--- start Given records ---

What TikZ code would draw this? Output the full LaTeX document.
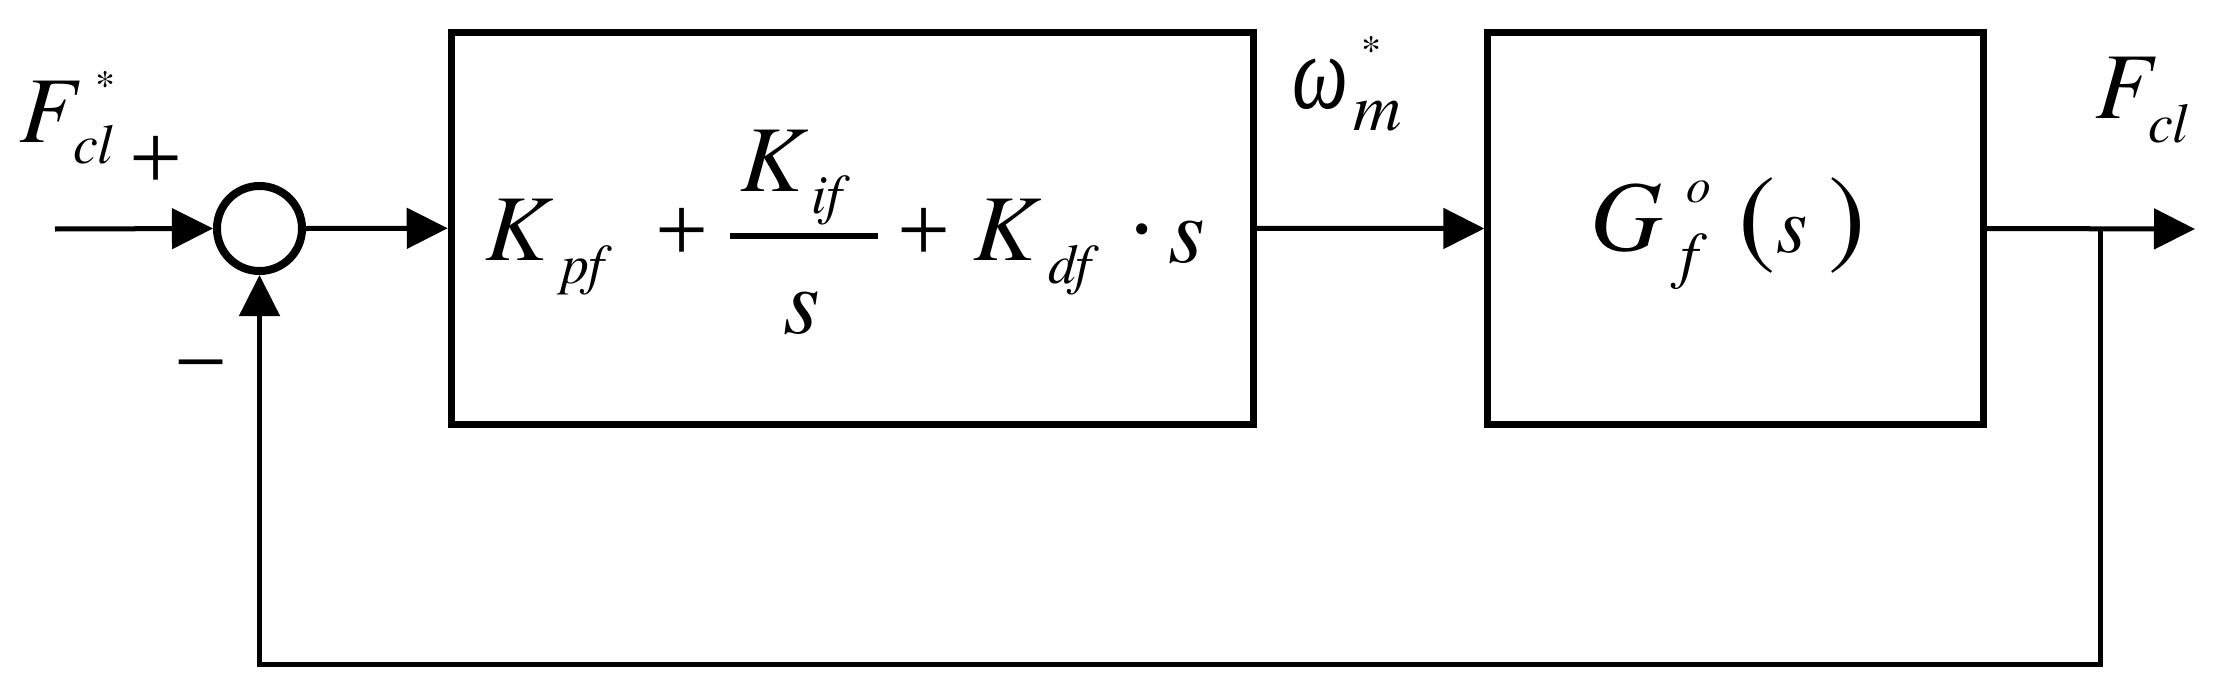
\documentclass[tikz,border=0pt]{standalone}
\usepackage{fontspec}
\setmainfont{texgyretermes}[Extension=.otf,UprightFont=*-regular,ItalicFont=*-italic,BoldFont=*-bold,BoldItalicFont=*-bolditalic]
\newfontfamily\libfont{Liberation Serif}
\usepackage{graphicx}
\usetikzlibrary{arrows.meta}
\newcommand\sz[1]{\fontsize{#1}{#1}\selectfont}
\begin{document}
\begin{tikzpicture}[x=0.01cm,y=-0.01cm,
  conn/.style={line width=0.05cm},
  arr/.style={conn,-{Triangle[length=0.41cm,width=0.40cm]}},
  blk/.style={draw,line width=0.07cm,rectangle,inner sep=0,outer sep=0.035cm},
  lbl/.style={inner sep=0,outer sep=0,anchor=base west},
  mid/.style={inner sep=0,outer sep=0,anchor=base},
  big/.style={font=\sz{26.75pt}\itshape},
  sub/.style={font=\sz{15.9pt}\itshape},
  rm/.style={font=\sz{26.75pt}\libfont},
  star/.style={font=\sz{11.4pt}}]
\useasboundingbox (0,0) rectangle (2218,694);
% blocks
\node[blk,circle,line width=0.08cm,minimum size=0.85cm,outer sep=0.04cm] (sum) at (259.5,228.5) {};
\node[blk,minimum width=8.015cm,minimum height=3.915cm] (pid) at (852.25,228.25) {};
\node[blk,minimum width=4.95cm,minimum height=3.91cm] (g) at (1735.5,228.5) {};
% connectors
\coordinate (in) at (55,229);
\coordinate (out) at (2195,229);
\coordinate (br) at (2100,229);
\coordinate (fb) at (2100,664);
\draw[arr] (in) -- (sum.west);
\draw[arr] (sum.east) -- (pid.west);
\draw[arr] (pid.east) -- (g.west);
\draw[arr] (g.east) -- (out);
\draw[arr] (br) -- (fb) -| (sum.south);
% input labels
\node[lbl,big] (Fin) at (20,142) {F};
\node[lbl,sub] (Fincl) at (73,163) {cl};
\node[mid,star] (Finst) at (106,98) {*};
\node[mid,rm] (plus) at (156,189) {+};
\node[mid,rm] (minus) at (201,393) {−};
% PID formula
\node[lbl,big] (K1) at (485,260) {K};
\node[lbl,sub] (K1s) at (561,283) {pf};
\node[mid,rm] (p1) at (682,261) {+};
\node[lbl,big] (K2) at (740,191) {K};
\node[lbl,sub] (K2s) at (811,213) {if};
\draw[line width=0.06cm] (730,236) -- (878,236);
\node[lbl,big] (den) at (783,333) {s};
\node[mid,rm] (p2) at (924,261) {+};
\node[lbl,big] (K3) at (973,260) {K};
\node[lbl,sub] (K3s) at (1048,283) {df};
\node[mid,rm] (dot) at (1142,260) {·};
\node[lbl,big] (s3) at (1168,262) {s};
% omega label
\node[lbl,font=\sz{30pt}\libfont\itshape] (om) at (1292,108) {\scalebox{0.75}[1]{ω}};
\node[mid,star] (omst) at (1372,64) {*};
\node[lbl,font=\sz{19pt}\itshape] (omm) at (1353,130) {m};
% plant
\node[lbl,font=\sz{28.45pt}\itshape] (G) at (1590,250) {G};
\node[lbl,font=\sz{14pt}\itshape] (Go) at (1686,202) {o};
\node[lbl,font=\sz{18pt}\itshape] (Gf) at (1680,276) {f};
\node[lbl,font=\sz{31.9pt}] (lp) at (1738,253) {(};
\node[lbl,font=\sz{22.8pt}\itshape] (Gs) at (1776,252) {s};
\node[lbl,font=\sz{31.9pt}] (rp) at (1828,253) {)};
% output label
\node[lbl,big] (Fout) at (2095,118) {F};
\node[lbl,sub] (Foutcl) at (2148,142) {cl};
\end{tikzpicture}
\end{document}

--- end Given records ---
--- start Given records ---

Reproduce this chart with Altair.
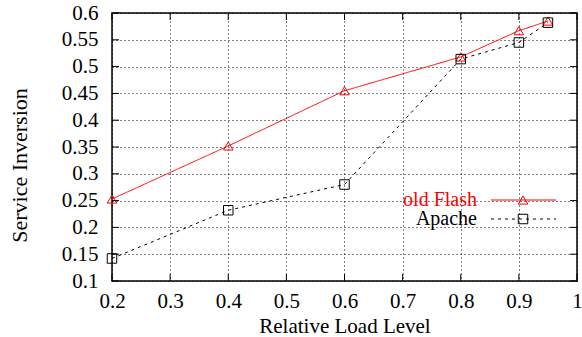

--- end Given records ---
--- start Given records ---

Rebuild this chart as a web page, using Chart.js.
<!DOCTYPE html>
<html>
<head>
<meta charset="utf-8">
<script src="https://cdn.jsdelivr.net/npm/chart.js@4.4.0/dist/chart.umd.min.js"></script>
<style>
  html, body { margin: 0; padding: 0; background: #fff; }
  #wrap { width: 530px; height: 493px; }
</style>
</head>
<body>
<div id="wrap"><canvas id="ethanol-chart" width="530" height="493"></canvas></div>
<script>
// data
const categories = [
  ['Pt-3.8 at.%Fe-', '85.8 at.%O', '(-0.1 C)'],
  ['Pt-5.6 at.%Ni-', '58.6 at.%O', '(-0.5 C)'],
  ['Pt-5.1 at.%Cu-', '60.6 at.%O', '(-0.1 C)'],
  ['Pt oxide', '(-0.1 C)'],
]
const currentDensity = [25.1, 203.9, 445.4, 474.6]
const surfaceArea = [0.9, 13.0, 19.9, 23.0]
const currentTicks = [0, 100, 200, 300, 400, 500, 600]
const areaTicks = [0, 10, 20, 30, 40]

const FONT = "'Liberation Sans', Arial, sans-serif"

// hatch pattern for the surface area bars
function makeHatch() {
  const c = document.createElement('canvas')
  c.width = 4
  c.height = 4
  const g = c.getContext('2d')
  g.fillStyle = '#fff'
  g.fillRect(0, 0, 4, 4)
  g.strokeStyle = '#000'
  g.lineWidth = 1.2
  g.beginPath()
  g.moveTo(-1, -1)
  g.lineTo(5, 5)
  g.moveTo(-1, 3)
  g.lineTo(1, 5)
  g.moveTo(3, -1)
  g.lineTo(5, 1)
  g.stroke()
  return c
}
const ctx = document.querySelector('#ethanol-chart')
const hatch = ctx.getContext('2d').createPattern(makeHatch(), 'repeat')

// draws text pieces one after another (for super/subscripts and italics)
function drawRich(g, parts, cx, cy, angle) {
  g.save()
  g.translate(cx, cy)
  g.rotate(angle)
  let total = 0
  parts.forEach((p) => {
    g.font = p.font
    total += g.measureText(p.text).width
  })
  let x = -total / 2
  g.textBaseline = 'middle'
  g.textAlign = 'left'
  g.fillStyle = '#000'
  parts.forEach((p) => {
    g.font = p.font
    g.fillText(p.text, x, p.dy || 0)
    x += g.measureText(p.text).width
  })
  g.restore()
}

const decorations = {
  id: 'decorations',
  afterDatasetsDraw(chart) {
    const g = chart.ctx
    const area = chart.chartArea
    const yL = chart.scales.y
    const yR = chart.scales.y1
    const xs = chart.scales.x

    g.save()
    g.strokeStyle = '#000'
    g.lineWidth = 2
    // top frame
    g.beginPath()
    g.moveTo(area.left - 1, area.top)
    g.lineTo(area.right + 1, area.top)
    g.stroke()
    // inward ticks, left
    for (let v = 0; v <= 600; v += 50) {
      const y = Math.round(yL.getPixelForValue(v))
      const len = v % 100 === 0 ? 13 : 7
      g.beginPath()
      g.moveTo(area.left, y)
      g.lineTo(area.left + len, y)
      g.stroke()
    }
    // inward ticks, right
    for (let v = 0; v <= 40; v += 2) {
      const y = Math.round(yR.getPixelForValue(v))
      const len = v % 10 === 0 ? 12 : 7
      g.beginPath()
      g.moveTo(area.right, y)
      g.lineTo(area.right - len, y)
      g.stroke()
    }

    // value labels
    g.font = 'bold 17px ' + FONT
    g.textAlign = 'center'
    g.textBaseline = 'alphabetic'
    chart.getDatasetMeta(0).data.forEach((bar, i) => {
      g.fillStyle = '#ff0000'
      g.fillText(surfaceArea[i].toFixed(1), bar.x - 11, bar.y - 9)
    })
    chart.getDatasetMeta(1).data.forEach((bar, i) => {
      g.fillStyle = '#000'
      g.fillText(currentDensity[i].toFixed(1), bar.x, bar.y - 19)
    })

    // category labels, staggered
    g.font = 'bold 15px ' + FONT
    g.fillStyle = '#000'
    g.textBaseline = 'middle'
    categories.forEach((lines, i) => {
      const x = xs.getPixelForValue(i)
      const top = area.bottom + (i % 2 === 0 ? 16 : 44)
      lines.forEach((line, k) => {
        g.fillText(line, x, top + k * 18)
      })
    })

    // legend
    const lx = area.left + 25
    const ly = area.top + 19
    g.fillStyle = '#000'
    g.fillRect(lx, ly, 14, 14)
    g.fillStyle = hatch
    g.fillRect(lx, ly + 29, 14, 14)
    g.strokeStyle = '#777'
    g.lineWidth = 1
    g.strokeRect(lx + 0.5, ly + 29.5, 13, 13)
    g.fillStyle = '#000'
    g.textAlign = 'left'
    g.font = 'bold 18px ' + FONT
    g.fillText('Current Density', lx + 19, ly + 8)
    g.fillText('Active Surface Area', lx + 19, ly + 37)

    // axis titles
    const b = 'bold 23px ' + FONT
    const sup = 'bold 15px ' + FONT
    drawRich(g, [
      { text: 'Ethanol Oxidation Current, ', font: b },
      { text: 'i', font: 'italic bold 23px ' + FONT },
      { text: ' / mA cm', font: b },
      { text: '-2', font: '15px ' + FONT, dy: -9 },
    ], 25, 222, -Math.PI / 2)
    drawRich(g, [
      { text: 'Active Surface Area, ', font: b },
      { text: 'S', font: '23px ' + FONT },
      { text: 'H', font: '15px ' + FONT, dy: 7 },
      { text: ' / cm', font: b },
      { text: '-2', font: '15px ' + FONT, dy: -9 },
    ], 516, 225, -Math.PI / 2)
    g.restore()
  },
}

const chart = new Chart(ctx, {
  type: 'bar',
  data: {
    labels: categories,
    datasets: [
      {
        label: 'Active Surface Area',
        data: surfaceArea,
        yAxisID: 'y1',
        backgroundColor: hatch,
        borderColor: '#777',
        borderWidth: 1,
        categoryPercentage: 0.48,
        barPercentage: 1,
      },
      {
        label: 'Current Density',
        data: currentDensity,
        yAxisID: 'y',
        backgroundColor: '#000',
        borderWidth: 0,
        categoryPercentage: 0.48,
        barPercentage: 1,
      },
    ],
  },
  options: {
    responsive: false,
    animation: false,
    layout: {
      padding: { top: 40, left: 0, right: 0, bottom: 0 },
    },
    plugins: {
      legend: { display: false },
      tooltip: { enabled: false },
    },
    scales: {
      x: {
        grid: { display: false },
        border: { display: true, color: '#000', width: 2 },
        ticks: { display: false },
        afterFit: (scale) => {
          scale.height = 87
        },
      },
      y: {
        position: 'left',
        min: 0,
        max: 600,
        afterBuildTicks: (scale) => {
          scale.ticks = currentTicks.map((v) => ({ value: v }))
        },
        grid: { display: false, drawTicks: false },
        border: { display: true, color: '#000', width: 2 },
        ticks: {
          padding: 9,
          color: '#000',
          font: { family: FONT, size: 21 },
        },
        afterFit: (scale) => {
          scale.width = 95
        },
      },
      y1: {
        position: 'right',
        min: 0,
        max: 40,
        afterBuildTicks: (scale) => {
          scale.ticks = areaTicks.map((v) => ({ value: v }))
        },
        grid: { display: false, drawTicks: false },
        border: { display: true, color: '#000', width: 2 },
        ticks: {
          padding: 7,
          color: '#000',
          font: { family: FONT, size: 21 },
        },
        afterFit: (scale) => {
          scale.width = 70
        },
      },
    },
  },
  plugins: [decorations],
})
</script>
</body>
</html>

--- end Given records ---

• [Goal]
Pick out the lines above containing the word "this", then copy them.

• [Exercise response]
What TikZ code would draw this? Output the full LaTeX document.
Reproduce this chart with Altair.
Rebuild this chart as a web page, using Chart.js.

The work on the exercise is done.